A second set of nine episodes was released by Critical Mass in late 2008.

On July 19, 2019, the entire series, without the Wolfman segments, became available to stream on Crave in Canada.

==Graphic Novel==
The popularity of the series led co-creator/original cast member Mitch Markowitz to create a digest comic that serves as a continuation of the original series. Published by Lev Gleason's New Friday and written by Carson Demmans with art by Jason Sylvestre.

==Memorable quotes==
- Opening Poem – Vincent Price – "Another lovely day begins, for ghosts and ghouls with greenish skin. So close your eyes and you will find that you've arrived in Frightenstein. Perhaps the Count will find a way to make his monster work today. For if he solves this monster-mania, he can return to Transylvania! So welcome where the sun won't shine, to the castle of Count Frightenstein!" (this dissolved into maniacal laughter).
- National Anthem – Igor/Fishka Rais – "Gory, gory Transylvania! The werewolves and bats will always maim ya. The murky moors will likely claim ya, As we go stumbling through, through, through, through." Sung to the tune of "The Battle Hymn of the Republic". Sung once by Igor before the Count recites the Pledge, hummed by him during the Count's Pledge, and repeated afterwards by him as a big finish ("Gory, gory, Transylvania! As we go stumbling...") usually topped off by the Count singing the last word ("through!").
- Pledge – Count/Billy Van – "I pledge by the sign of the three-toed sloth, that I will do my best to do my duty. To always obey the laws of the werewolf pack. And to never rest, until Brucie lives once more, and takes his rightful place in the annals of distinguished monsters, and I can once again return to that most goriest of homelands ..." (many times the Count is showing off his heart-shaped three-toed sloth pendant (on an elastic black string around his neck) to the camera. After the first line, he lets go of it, it flies back against his throat, and the Count does a choked/injured double take before going on with the rest of the pledge).
- Closing Poem – Vincent Price – "The castle lights are growing dim. There's no one left but me – and him. [he nods towards Brucie behind him] When next we meet in Frankenstone ... don't come alone."

== Legacy ==
The Hilarious House of Frightenstein was referenced in the first episode of the Ed the Sock program This Movie Sucks!, which is another program produced and broadcast by CHCH. In the episode the hosts refer to them being in a studio that has produced many classic television shows, and Ed comments that they have the coffee maker from The Hilarious House of Frightenstein, along with the original coffee.

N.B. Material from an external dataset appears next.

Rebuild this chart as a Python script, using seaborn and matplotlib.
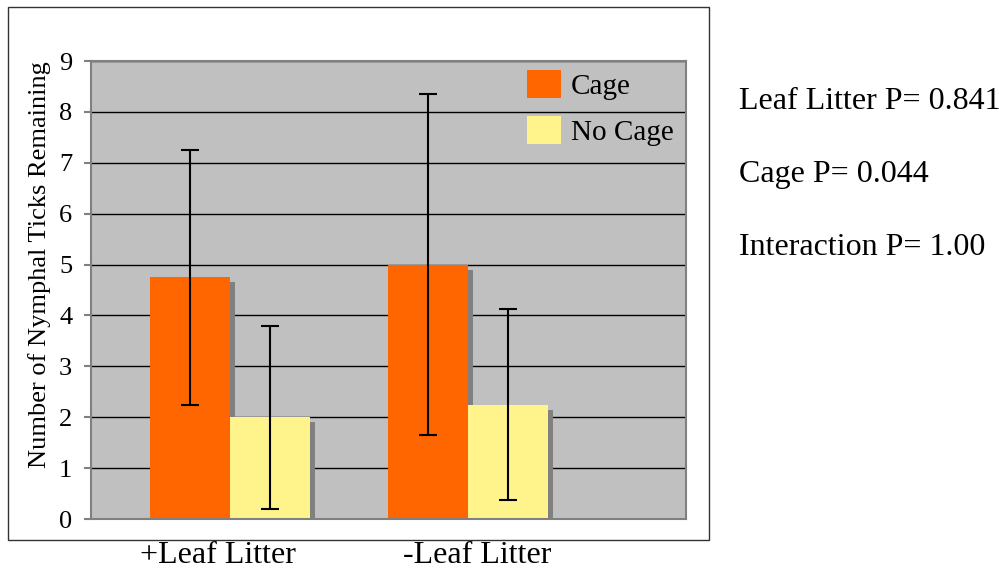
import pandas as pd
import seaborn as sns
import matplotlib.pyplot as plt
import matplotlib.patheffects as pe
import matplotlib.transforms as mtrans
from matplotlib.patches import Rectangle

# data
litter = ['+Leaf Litter', '-Leaf Litter']
cage_levels = ['Cage', 'No Cage']
cage_means = [4.75, 5.0]
nocage_means = [2.0, 2.25]
cage_err = [2.5, 3.35]
nocage_err = [1.8, 1.88]
stats_text = ['Leaf Litter P= 0.841', 'Cage P= 0.044', 'Interaction P= 1.00']

df = pd.DataFrame({
    'litter': litter * 2,
    'cage': ['Cage'] * 2 + ['No Cage'] * 2,
    'ticks': cage_means + nocage_means,
})

sns.set_theme(style='white')
plt.rcParams['font.family'] = ['Liberation Serif', 'DejaVu Serif']
plt.rcParams['text.color'] = 'black'
plt.rcParams['axes.labelcolor'] = 'black'

W, H = 999, 571
fig = plt.figure(figsize=(W / 100, H / 100), dpi=100)
ax = fig.add_axes([91 / W, 1 - 519 / H, 595 / W, 458 / H])

sns.barplot(data=df, x='litter', y='ticks', hue='cage', order=litter, hue_order=cage_levels,
            palette=['#FF6600', '#FFF38C'], width=0.672, linewidth=0, errorbar=None,
            saturation=1, ax=ax)

# drop shadow like the old Excel chart + error bars
for cont, errs in zip(ax.containers, [cage_err, nocage_err]):
    xs, ys = [], []
    for b in cont:
        b.set_path_effects([pe.SimplePatchShadow(offset=(3.6, -3.6), shadow_rgbFace='#808080', alpha=1.0),
                            pe.Normal()])
        xs.append(b.get_x() + b.get_width() / 2)
        ys.append(b.get_height())
    ax.errorbar(xs, ys, yerr=errs, fmt='none', ecolor='black', elinewidth=1.5,
                capsize=6.5, capthick=1.5, zorder=4)

ax.set_facecolor('#C0C0C0')
ax.set_xlim(-0.584, 1.916)
ax.set_ylim(0, 9)
ax.set_yticks(range(10))
ax.yaxis.grid(True, color='black', linewidth=1)
ax.set_axisbelow(True)
for s in ax.spines.values():
    s.set_color('#808080')
    s.set_linewidth(1.5)
ax.tick_params(axis='y', left=True, length=5, width=1.5, color='#808080', pad=8.5,
               labelsize=19, labelcolor='black')
ax.tick_params(axis='x', length=0, pad=16, labelsize=23, labelcolor='black')
ax.set_xlabel('')
ax.set_ylabel('Number of Nymphal Ticks Remaining', fontsize=19)
ax.yaxis.set_label_coords(-0.068, 0.555)

# category labels sit a bit off-centre in the original
for lab, dx in zip(ax.get_xticklabels(), [-12, 9]):
    lab.set_transform(lab.get_transform() + mtrans.ScaledTranslation(dx / 100, 0, fig.dpi_scale_trans))

handles, labels = ax.get_legend_handles_labels()
leg = ax.legend(handles, labels, loc='upper left', bbox_to_anchor=(527 / W, 1 - 70 / H),
                bbox_transform=fig.transFigure, frameon=False, fontsize=21,
                handlelength=1.15, handleheight=1.1, handletextpad=0.35,
                labelspacing=0.55, borderpad=0, borderaxespad=0)
for t in leg.get_texts():
    t.set_color('black')

# outer chart border
fig.patches.append(Rectangle((8 / W, 1 - 540 / H), 701 / W, 533 / H, transform=fig.transFigure,
                             fill=False, edgecolor='#333333', linewidth=1))

for i, t in enumerate(stats_text):
    fig.text(739 / W, 1 - (109 + 73 * i) / H, t, fontsize=23, ha='left', va='baseline', color='black')

fig.savefig('out.png', dpi=100)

Comedian Mike Myers acknowledged the show as an important formative influence on his comedy in his 2016 book Mike Myers' Canada.

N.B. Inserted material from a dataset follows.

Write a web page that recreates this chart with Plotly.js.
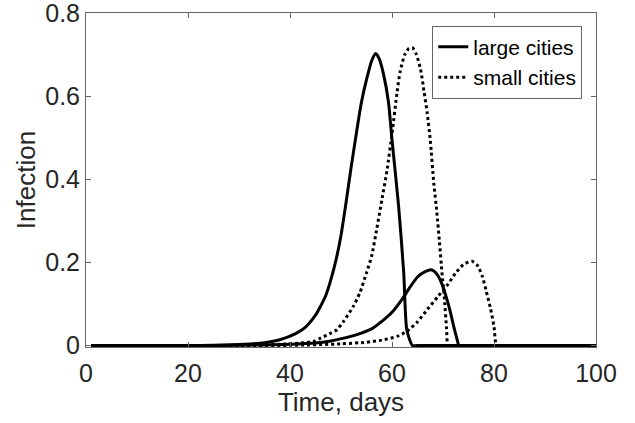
<!DOCTYPE html>
<html>
<head>
<meta charset="utf-8">
<script src="https://cdn.plot.ly/plotly-3.0.1.min.js"></script>
<style>html,body{margin:0;padding:0;background:#fff;}#chart{width:635px;height:423px;}</style>
</head>
<body>
<div id="chart"></div>
<script>
// Large cities, first wave
const daysLargeA = [1, 20, 25, 31, 35, 38, 41, 43, 45, 46, 47, 48, 49, 50, 51, 52, 53, 54, 55, 56, 56.8, 57.5, 58.3, 59.3, 60, 61.3, 62.3, 62.9, 64, 65, 100];
const infLargeA  = [0, 0, 0.0007, 0.003, 0.007, 0.014, 0.028, 0.044, 0.073, 0.095, 0.12, 0.158, 0.205, 0.265, 0.345, 0.43, 0.51, 0.585, 0.64, 0.685, 0.703, 0.69, 0.655, 0.587, 0.495, 0.335, 0.175, 0.038, 0, 0, 0];
// Large cities, second wave
const daysLargeB = [1, 20, 30, 40, 45, 48, 51, 54, 56, 58, 60, 62, 63.5, 65, 66.5, 67.8, 68.8, 69.8, 70.8, 71.5, 72.1, 72.9, 73.1, 74, 100];
const infLargeB  = [0, 0, 0.0005, 0.003, 0.006, 0.011, 0.019, 0.03, 0.04, 0.058, 0.08, 0.112, 0.14, 0.165, 0.178, 0.182, 0.172, 0.148, 0.11, 0.078, 0.046, 0.008, 0, 0, 0];
// Small cities, first wave
const daysSmallA = [1, 20, 30, 38, 42, 44.6, 46, 48, 49.2, 50.5, 52.4, 53.7, 55, 56, 57, 58, 59, 60, 61, 61.6, 62.5, 63.3, 64, 64.8, 65.6, 66.3, 66.9, 67.5, 68.2, 68.8, 69.3, 69.8, 70.3, 70.7, 71.0, 72, 100];
const infSmallA  = [0, 0, 0.0003, 0.003, 0.006, 0.01, 0.018, 0.03, 0.038, 0.058, 0.094, 0.127, 0.175, 0.215, 0.28, 0.35, 0.42, 0.51, 0.61, 0.66, 0.70, 0.715, 0.717, 0.70, 0.665, 0.61, 0.56, 0.495, 0.39, 0.32, 0.25, 0.175, 0.11, 0.04, 0, 0, 0];
// Small cities, second wave
const daysSmallB = [1, 25, 40, 50, 55, 58, 61, 63, 65, 67, 69, 71, 72.5, 74, 75.7, 76.8, 77.7, 78.5, 79.3, 80, 80.5, 81.5, 100];
const infSmallB  = [0, 0, 0.0005, 0.004, 0.008, 0.013, 0.022, 0.035, 0.057, 0.088, 0.118, 0.148, 0.175, 0.195, 0.203, 0.192, 0.167, 0.13, 0.09, 0.046, 0, 0, 0];

const seriesNames = ['large cities', 'small cities'];
const xTicks = [0, 20, 40, 60, 80, 100];
const yTicks = [0, 0.2, 0.4, 0.6, 0.8];
const yTickText = ['0', '0.2', '0.4', '0.6', '0.8'];

const solid = {color: '#000', width: 3, dash: 'solid', shape: 'spline', smoothing: 0.6};
const dotted = {color: '#000', width: 3, dash: 'dot', shape: 'spline', smoothing: 0.6};

const traces = [
  {x: daysLargeA, y: infLargeA, mode: 'lines', line: solid, name: seriesNames[0], legendgroup: 'L', showlegend: true},
  {x: daysSmallA, y: infSmallA, mode: 'lines', line: dotted, name: seriesNames[1], legendgroup: 'S', showlegend: true},
  {x: daysLargeB, y: infLargeB, mode: 'lines', line: solid, name: seriesNames[0], legendgroup: 'L', showlegend: false},
  {x: daysSmallB, y: infSmallB, mode: 'lines', line: dotted, name: seriesNames[1], legendgroup: 'S', showlegend: false}
];

const font = {family: '"Liberation Sans", Arial, sans-serif', color: '#262626'};

const layout = {
  width: 635, height: 423,
  margin: {l: 86, r: 39, t: 13, b: 76},
  paper_bgcolor: '#fff', plot_bgcolor: '#fff',
  showlegend: true,
  legend: {
    x: 0.973, y: 0.962, xanchor: 'right', yanchor: 'top',
    bgcolor: '#fff', bordercolor: '#666', borderwidth: 1,
    font: Object.assign({}, font, {size: 21, color: '#000'}),
    itemwidth: 30, tracegroupgap: 0
  },
  xaxis: {
    range: [0, 100], tickvals: xTicks, ticks: 'inside', ticklen: 5, tickcolor: '#666',
    showline: true, linecolor: '#666', linewidth: 1, mirror: 'ticks', showgrid: false, zeroline: false,
    tickfont: Object.assign({}, font, {size: 25}), ticklabelstandoff: 4, ticklabeloverflow: 'allow',
    title: {text: 'Time, days', font: Object.assign({}, font, {size: 26}), standoff: 2}
  },
  yaxis: {
    range: [-0.0035, 0.8005], tickvals: yTicks, ticktext: yTickText, ticks: 'inside', ticklen: 5, tickcolor: '#666',
    showline: true, linecolor: '#666', linewidth: 1, mirror: 'ticks', showgrid: false, zeroline: false,
    tickfont: Object.assign({}, font, {size: 25}), ticklabeloverflow: 'allow',
    title: {text: 'Infection', font: Object.assign({}, font, {size: 26}), standoff: 2}
  }
};

Plotly.newPlot('chart', traces, layout, {displayModeBar: false, staticPlot: true});
</script>
</body>
</html>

James "Jimbo" Insell, a Canadian drag queen most noted for competing on the first season of Canada's Drag Race, cited The Hilarious House of Frightenstein as one of the models for House of Jimbo, a comedy/variety series he plans to produce.

Return to Frightenstein, a full-cast audio play produced by Bleak December was released on streaming platforms in September, 2019.

Happy House of Frightenstein, an animated reboot which follows the adventures of Count Jr., Igor, Griselda, the Wolfman and Gronk as children, premiered on Family Jr. in 2021.